◆ **Given request**: Using the listing below, please print exactly the lines from the one with "Output the Python" through the one with "widomT_pr = [1.0, 1.105, 1.225, 1.5, 1.77, 2.13, 2.5]". Leave out every picture.

--- START Input material ---

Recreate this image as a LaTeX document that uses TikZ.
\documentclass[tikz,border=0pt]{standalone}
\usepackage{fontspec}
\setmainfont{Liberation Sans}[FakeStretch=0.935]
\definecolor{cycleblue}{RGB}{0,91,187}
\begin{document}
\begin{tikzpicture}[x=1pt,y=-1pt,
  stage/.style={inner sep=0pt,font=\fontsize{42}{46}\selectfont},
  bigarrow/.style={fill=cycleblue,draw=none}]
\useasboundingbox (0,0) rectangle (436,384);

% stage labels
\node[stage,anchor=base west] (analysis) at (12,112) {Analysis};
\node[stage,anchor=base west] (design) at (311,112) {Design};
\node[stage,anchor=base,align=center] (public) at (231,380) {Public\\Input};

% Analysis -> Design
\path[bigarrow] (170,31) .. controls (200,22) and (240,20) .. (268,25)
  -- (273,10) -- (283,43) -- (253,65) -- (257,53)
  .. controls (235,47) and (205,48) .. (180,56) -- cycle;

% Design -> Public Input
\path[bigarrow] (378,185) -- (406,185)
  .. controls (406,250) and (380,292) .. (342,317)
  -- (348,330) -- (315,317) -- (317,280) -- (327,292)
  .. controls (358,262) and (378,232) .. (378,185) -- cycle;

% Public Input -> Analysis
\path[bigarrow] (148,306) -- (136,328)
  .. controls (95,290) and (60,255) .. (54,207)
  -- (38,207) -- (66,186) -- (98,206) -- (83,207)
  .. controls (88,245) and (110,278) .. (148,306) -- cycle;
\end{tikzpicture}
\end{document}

--- END Input material ---
--- START Input material ---

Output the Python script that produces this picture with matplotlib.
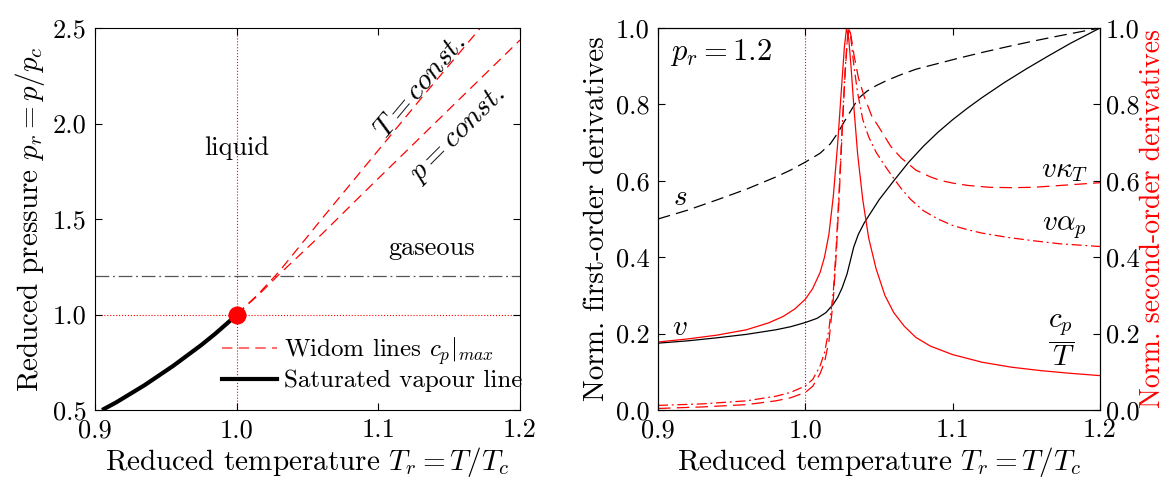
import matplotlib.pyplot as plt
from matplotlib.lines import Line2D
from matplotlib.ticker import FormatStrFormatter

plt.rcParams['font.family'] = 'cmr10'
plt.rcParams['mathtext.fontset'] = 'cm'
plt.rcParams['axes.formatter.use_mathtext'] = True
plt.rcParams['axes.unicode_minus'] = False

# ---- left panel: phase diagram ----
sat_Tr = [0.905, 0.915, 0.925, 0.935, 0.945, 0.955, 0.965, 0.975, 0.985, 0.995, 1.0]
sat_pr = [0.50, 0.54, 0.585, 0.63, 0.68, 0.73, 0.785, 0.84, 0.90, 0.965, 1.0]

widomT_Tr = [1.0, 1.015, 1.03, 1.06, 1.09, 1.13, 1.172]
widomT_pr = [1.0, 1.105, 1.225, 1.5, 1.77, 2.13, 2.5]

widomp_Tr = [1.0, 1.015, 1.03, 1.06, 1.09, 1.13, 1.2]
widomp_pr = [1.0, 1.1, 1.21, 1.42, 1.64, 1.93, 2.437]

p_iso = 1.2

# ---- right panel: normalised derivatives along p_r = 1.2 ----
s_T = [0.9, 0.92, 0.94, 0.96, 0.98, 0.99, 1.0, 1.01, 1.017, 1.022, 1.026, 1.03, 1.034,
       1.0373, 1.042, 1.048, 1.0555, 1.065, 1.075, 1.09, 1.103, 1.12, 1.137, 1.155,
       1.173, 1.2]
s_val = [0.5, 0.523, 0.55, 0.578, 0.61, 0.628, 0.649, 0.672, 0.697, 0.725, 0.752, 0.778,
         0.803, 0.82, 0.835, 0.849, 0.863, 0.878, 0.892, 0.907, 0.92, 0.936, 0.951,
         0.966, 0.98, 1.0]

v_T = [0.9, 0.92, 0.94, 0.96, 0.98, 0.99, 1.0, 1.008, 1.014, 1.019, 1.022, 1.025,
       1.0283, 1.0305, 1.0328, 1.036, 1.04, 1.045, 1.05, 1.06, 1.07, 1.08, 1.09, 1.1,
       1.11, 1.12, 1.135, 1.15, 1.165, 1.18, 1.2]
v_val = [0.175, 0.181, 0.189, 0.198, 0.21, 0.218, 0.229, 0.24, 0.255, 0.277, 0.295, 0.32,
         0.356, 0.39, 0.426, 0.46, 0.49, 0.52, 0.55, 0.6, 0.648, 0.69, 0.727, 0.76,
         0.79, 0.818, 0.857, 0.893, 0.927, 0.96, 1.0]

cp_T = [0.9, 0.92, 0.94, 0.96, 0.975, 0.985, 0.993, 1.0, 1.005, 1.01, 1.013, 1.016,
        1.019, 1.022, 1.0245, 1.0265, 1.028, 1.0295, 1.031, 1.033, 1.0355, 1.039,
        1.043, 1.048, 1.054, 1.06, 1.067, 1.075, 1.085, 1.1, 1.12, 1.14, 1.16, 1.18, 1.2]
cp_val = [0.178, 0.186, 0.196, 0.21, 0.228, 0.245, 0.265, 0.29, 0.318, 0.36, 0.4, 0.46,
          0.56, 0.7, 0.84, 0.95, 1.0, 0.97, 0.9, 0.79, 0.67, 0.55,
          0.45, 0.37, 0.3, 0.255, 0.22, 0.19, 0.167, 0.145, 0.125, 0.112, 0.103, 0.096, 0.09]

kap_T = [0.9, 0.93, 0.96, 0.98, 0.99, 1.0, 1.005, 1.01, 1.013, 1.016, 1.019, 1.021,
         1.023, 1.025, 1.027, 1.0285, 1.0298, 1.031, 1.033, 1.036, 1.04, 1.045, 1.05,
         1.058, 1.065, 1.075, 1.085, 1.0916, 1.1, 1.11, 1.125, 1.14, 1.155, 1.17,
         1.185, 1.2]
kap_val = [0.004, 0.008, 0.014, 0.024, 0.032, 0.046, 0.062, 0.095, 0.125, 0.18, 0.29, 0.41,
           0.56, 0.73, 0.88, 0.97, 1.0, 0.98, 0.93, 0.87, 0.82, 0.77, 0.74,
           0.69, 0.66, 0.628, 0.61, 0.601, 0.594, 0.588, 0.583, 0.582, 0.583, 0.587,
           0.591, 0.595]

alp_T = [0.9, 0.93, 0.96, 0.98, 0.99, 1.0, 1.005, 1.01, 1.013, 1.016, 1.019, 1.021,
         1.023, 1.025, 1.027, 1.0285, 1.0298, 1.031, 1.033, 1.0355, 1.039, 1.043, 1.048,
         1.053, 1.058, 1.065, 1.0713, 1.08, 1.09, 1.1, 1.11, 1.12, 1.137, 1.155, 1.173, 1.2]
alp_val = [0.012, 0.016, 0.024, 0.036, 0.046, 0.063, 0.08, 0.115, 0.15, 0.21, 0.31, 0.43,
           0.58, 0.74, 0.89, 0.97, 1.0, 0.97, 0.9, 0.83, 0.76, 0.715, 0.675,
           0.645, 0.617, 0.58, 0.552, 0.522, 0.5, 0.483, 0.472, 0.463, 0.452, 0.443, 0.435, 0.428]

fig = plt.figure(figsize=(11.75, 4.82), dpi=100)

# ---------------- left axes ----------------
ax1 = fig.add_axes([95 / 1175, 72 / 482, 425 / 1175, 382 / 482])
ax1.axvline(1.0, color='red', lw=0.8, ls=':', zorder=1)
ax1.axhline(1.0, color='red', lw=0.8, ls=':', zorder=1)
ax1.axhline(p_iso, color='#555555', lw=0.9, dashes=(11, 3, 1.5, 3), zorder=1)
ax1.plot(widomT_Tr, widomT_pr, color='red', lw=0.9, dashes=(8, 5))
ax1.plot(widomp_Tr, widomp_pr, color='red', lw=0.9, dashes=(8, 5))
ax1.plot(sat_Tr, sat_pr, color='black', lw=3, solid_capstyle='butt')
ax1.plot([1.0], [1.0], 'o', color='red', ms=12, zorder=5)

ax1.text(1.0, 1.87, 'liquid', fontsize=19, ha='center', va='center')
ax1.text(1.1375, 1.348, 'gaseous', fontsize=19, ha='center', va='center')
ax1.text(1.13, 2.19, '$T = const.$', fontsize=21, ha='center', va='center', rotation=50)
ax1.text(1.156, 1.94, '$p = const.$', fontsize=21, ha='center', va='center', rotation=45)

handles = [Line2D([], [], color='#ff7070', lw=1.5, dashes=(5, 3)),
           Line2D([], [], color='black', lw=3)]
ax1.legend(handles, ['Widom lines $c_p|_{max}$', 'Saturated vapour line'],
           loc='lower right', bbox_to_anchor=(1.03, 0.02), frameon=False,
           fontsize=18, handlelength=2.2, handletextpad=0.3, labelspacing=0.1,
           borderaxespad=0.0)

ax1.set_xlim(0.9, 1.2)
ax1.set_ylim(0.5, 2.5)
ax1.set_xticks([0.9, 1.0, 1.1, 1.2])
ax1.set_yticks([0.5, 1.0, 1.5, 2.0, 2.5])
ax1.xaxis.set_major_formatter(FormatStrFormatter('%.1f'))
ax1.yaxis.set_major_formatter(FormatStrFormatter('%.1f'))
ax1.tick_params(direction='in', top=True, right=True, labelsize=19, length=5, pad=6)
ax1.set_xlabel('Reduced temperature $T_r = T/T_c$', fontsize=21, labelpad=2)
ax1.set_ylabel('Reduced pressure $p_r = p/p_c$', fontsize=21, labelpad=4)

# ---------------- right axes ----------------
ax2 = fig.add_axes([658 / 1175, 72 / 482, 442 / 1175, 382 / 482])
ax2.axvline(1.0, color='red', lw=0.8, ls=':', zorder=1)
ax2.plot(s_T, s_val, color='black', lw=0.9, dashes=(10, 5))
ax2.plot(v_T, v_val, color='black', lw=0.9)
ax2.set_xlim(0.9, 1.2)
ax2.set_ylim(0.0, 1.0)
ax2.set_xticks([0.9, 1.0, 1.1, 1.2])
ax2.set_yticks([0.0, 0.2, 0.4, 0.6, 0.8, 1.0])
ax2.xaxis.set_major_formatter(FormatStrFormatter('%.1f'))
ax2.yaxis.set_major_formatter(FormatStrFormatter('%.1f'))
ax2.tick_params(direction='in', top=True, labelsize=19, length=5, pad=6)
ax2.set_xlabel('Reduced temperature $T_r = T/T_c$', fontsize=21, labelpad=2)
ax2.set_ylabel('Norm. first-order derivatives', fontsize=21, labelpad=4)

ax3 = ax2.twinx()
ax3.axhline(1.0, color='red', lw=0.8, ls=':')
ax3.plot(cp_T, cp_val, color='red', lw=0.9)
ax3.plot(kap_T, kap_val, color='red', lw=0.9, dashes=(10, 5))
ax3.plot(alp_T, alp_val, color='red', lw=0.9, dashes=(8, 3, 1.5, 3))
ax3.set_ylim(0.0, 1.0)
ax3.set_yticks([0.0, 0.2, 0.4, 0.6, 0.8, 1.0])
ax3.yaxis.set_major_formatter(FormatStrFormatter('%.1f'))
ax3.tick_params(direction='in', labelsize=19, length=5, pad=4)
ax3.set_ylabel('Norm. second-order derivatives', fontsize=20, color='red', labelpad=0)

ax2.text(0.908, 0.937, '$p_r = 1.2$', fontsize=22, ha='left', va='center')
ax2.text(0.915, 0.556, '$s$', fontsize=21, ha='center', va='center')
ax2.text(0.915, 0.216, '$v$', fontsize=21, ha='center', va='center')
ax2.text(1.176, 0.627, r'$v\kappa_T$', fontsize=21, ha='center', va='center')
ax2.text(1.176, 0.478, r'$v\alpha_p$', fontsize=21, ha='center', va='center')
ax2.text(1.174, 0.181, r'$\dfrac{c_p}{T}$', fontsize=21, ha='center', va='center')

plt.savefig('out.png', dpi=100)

--- END Input material ---

◆ **Written answer**:
Output the Python script that produces this picture with matplotlib.
import matplotlib.pyplot as plt
from matplotlib.lines import Line2D
from matplotlib.ticker import FormatStrFormatter

plt.rcParams['font.family'] = 'cmr10'
plt.rcParams['mathtext.fontset'] = 'cm'
plt.rcParams['axes.formatter.use_mathtext'] = True
plt.rcParams['axes.unicode_minus'] = False

# ---- left panel: phase diagram ----
sat_Tr = [0.905, 0.915, 0.925, 0.935, 0.945, 0.955, 0.965, 0.975, 0.985, 0.995, 1.0]
sat_pr = [0.50, 0.54, 0.585, 0.63, 0.68, 0.73, 0.785, 0.84, 0.90, 0.965, 1.0]

widomT_Tr = [1.0, 1.015, 1.03, 1.06, 1.09, 1.13, 1.172]
widomT_pr = [1.0, 1.105, 1.225, 1.5, 1.77, 2.13, 2.5]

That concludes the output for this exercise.